Start of GIVEN INFORMATION

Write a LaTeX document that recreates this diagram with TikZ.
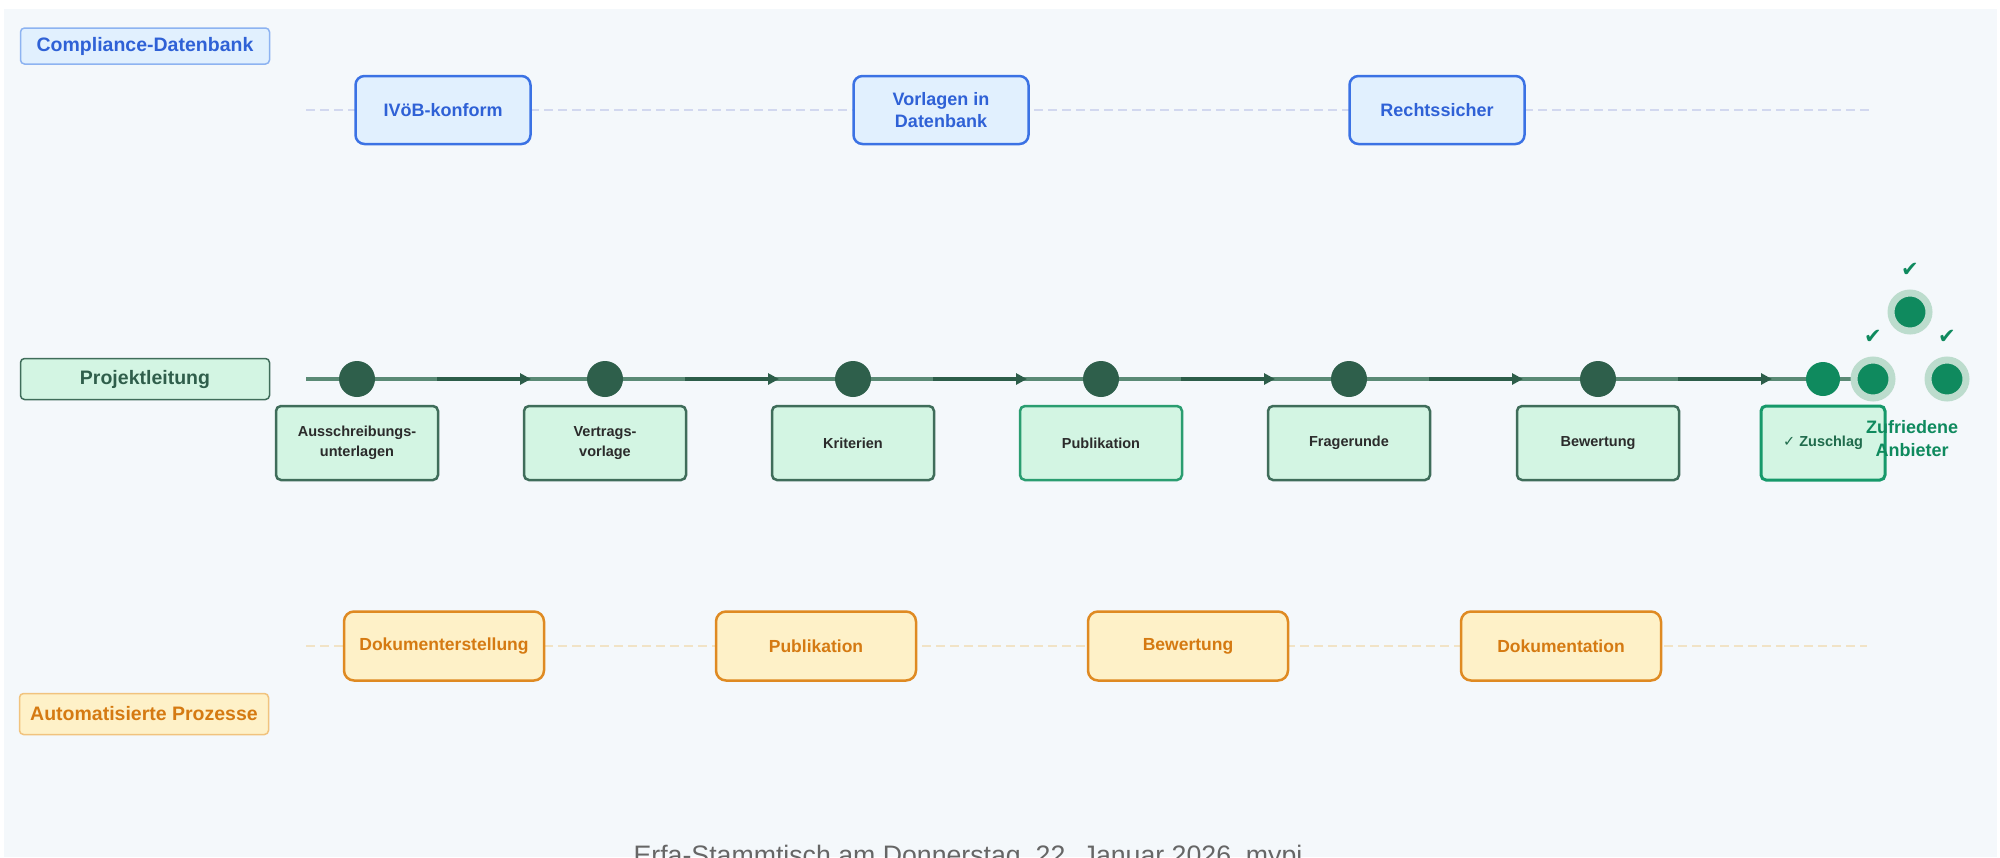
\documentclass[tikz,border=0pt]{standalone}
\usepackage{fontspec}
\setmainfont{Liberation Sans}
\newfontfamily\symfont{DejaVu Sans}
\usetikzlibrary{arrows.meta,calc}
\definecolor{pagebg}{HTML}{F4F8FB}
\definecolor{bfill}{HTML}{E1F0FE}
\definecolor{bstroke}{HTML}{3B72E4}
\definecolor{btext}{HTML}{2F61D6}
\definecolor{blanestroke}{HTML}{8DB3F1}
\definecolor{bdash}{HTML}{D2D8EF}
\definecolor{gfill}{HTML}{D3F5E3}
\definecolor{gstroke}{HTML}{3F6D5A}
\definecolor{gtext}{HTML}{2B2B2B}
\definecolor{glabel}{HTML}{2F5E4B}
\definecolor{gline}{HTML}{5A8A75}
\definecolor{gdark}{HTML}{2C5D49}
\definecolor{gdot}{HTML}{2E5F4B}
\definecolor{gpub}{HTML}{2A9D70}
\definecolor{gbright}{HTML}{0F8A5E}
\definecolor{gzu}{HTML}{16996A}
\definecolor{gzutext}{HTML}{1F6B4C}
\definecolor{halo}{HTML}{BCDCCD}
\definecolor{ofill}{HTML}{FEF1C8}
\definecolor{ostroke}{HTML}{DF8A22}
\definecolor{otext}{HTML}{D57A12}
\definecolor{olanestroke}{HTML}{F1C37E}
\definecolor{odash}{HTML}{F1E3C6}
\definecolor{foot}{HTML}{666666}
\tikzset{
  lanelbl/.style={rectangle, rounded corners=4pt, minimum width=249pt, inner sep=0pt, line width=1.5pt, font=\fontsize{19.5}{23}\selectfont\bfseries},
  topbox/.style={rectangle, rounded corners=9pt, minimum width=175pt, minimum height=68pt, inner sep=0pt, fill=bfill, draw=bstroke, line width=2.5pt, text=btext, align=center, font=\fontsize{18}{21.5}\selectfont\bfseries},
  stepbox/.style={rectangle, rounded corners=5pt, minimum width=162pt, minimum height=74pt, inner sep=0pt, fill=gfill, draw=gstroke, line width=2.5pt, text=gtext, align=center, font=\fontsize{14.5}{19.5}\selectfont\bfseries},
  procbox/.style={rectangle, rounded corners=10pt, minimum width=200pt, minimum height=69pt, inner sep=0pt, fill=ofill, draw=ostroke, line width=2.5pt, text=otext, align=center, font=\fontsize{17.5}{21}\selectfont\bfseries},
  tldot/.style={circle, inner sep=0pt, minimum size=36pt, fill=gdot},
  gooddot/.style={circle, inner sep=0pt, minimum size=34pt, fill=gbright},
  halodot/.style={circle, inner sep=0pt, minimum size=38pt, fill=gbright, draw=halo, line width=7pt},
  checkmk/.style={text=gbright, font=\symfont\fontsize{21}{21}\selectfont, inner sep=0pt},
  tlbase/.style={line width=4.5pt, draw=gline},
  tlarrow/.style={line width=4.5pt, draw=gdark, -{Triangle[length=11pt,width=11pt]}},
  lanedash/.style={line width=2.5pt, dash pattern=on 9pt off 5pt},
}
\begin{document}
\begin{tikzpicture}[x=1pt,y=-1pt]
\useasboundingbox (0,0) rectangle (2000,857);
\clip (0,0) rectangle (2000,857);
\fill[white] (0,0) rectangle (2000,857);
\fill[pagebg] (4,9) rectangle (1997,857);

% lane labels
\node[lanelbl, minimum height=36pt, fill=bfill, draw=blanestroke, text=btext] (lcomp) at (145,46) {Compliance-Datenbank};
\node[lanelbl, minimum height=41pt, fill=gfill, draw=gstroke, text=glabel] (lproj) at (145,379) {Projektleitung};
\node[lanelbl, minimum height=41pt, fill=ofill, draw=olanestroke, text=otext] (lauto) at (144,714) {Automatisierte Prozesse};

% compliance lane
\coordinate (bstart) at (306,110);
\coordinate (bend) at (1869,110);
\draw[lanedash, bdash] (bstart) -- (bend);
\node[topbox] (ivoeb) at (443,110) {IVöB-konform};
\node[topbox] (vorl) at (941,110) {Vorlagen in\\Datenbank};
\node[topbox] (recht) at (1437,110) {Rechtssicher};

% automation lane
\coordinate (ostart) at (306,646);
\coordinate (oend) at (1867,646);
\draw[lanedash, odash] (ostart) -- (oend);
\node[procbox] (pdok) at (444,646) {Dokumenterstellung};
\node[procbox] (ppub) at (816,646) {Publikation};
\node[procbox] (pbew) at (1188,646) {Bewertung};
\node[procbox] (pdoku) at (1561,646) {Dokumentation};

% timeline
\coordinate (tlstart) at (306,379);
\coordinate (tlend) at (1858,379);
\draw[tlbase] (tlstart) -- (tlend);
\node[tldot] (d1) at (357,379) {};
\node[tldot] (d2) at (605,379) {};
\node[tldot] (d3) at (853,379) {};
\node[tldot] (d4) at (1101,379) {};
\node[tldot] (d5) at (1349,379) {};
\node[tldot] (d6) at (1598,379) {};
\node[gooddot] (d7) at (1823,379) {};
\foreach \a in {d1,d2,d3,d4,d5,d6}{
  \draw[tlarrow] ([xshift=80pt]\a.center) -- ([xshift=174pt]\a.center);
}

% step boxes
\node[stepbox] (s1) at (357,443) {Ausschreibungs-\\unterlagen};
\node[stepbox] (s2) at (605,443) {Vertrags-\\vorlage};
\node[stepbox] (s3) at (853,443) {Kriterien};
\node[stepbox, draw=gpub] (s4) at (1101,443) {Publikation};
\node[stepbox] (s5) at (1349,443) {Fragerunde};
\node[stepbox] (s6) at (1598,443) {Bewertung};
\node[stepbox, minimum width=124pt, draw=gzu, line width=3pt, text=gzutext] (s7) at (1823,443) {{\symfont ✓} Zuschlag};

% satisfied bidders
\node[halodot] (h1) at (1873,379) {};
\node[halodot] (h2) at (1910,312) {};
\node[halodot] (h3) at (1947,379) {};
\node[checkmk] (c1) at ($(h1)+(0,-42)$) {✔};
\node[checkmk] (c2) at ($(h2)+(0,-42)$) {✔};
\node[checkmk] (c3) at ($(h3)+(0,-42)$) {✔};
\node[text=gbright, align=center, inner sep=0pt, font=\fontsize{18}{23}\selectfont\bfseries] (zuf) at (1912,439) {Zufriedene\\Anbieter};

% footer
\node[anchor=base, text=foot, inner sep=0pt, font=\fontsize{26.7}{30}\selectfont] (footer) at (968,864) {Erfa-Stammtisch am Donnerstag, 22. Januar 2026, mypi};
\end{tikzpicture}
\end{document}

End of GIVEN INFORMATION

YOUR TASK: Reproduce all of the material exactly, apart from the pictures.

ANSWER TO THIS PROBLEM:
Write a LaTeX document that recreates this diagram with TikZ.
\documentclass[tikz,border=0pt]{standalone}
\usepackage{fontspec}
\setmainfont{Liberation Sans}
\newfontfamily\symfont{DejaVu Sans}
\usetikzlibrary{arrows.meta,calc}
\definecolor{pagebg}{HTML}{F4F8FB}
\definecolor{bfill}{HTML}{E1F0FE}
\definecolor{bstroke}{HTML}{3B72E4}
\definecolor{btext}{HTML}{2F61D6}
\definecolor{blanestroke}{HTML}{8DB3F1}
\definecolor{bdash}{HTML}{D2D8EF}
\definecolor{gfill}{HTML}{D3F5E3}
\definecolor{gstroke}{HTML}{3F6D5A}
\definecolor{gtext}{HTML}{2B2B2B}
\definecolor{glabel}{HTML}{2F5E4B}
\definecolor{gline}{HTML}{5A8A75}
\definecolor{gdark}{HTML}{2C5D49}
\definecolor{gdot}{HTML}{2E5F4B}
\definecolor{gpub}{HTML}{2A9D70}
\definecolor{gbright}{HTML}{0F8A5E}
\definecolor{gzu}{HTML}{16996A}
\definecolor{gzutext}{HTML}{1F6B4C}
\definecolor{halo}{HTML}{BCDCCD}
\definecolor{ofill}{HTML}{FEF1C8}
\definecolor{ostroke}{HTML}{DF8A22}
\definecolor{otext}{HTML}{D57A12}
\definecolor{olanestroke}{HTML}{F1C37E}
\definecolor{odash}{HTML}{F1E3C6}
\definecolor{foot}{HTML}{666666}
\tikzset{
  lanelbl/.style={rectangle, rounded corners=4pt, minimum width=249pt, inner sep=0pt, line width=1.5pt, font=\fontsize{19.5}{23}\selectfont\bfseries},
  topbox/.style={rectangle, rounded corners=9pt, minimum width=175pt, minimum height=68pt, inner sep=0pt, fill=bfill, draw=bstroke, line width=2.5pt, text=btext, align=center, font=\fontsize{18}{21.5}\selectfont\bfseries},
  stepbox/.style={rectangle, rounded corners=5pt, minimum width=162pt, minimum height=74pt, inner sep=0pt, fill=gfill, draw=gstroke, line width=2.5pt, text=gtext, align=center, font=\fontsize{14.5}{19.5}\selectfont\bfseries},
  procbox/.style={rectangle, rounded corners=10pt, minimum width=200pt, minimum height=69pt, inner sep=0pt, fill=ofill, draw=ostroke, line width=2.5pt, text=otext, align=center, font=\fontsize{17.5}{21}\selectfont\bfseries},
  tldot/.style={circle, inner sep=0pt, minimum size=36pt, fill=gdot},
  gooddot/.style={circle, inner sep=0pt, minimum size=34pt, fill=gbright},
  halodot/.style={circle, inner sep=0pt, minimum size=38pt, fill=gbright, draw=halo, line width=7pt},
  checkmk/.style={text=gbright, font=\symfont\fontsize{21}{21}\selectfont, inner sep=0pt},
  tlbase/.style={line width=4.5pt, draw=gline},
  tlarrow/.style={line width=4.5pt, draw=gdark, -{Triangle[length=11pt,width=11pt]}},
  lanedash/.style={line width=2.5pt, dash pattern=on 9pt off 5pt},
}
\begin{document}
\begin{tikzpicture}[x=1pt,y=-1pt]
\useasboundingbox (0,0) rectangle (2000,857);
\clip (0,0) rectangle (2000,857);
\fill[white] (0,0) rectangle (2000,857);
\fill[pagebg] (4,9) rectangle (1997,857);

% lane labels
\node[lanelbl, minimum height=36pt, fill=bfill, draw=blanestroke, text=btext] (lcomp) at (145,46) {Compliance-Datenbank};
\node[lanelbl, minimum height=41pt, fill=gfill, draw=gstroke, text=glabel] (lproj) at (145,379) {Projektleitung};
\node[lanelbl, minimum height=41pt, fill=ofill, draw=olanestroke, text=otext] (lauto) at (144,714) {Automatisierte Prozesse};

% compliance lane
\coordinate (bstart) at (306,110);
\coordinate (bend) at (1869,110);
\draw[lanedash, bdash] (bstart) -- (bend);
\node[topbox] (ivoeb) at (443,110) {IVöB-konform};
\node[topbox] (vorl) at (941,110) {Vorlagen in\\Datenbank};
\node[topbox] (recht) at (1437,110) {Rechtssicher};

% automation lane
\coordinate (ostart) at (306,646);
\coordinate (oend) at (1867,646);
\draw[lanedash, odash] (ostart) -- (oend);
\node[procbox] (pdok) at (444,646) {Dokumenterstellung};
\node[procbox] (ppub) at (816,646) {Publikation};
\node[procbox] (pbew) at (1188,646) {Bewertung};
\node[procbox] (pdoku) at (1561,646) {Dokumentation};

% timeline
\coordinate (tlstart) at (306,379);
\coordinate (tlend) at (1858,379);
\draw[tlbase] (tlstart) -- (tlend);
\node[tldot] (d1) at (357,379) {};
\node[tldot] (d2) at (605,379) {};
\node[tldot] (d3) at (853,379) {};
\node[tldot] (d4) at (1101,379) {};
\node[tldot] (d5) at (1349,379) {};
\node[tldot] (d6) at (1598,379) {};
\node[gooddot] (d7) at (1823,379) {};
\foreach \a in {d1,d2,d3,d4,d5,d6}{
  \draw[tlarrow] ([xshift=80pt]\a.center) -- ([xshift=174pt]\a.center);
}

% step boxes
\node[stepbox] (s1) at (357,443) {Ausschreibungs-\\unterlagen};
\node[stepbox] (s2) at (605,443) {Vertrags-\\vorlage};
\node[stepbox] (s3) at (853,443) {Kriterien};
\node[stepbox, draw=gpub] (s4) at (1101,443) {Publikation};
\node[stepbox] (s5) at (1349,443) {Fragerunde};
\node[stepbox] (s6) at (1598,443) {Bewertung};
\node[stepbox, minimum width=124pt, draw=gzu, line width=3pt, text=gzutext] (s7) at (1823,443) {{\symfont ✓} Zuschlag};

% satisfied bidders
\node[halodot] (h1) at (1873,379) {};
\node[halodot] (h2) at (1910,312) {};
\node[halodot] (h3) at (1947,379) {};
\node[checkmk] (c1) at ($(h1)+(0,-42)$) {✔};
\node[checkmk] (c2) at ($(h2)+(0,-42)$) {✔};
\node[checkmk] (c3) at ($(h3)+(0,-42)$) {✔};
\node[text=gbright, align=center, inner sep=0pt, font=\fontsize{18}{23}\selectfont\bfseries] (zuf) at (1912,439) {Zufriedene\\Anbieter};

% footer
\node[anchor=base, text=foot, inner sep=0pt, font=\fontsize{26.7}{30}\selectfont] (footer) at (968,864) {Erfa-Stammtisch am Donnerstag, 22. Januar 2026, mypi};
\end{tikzpicture}
\end{document}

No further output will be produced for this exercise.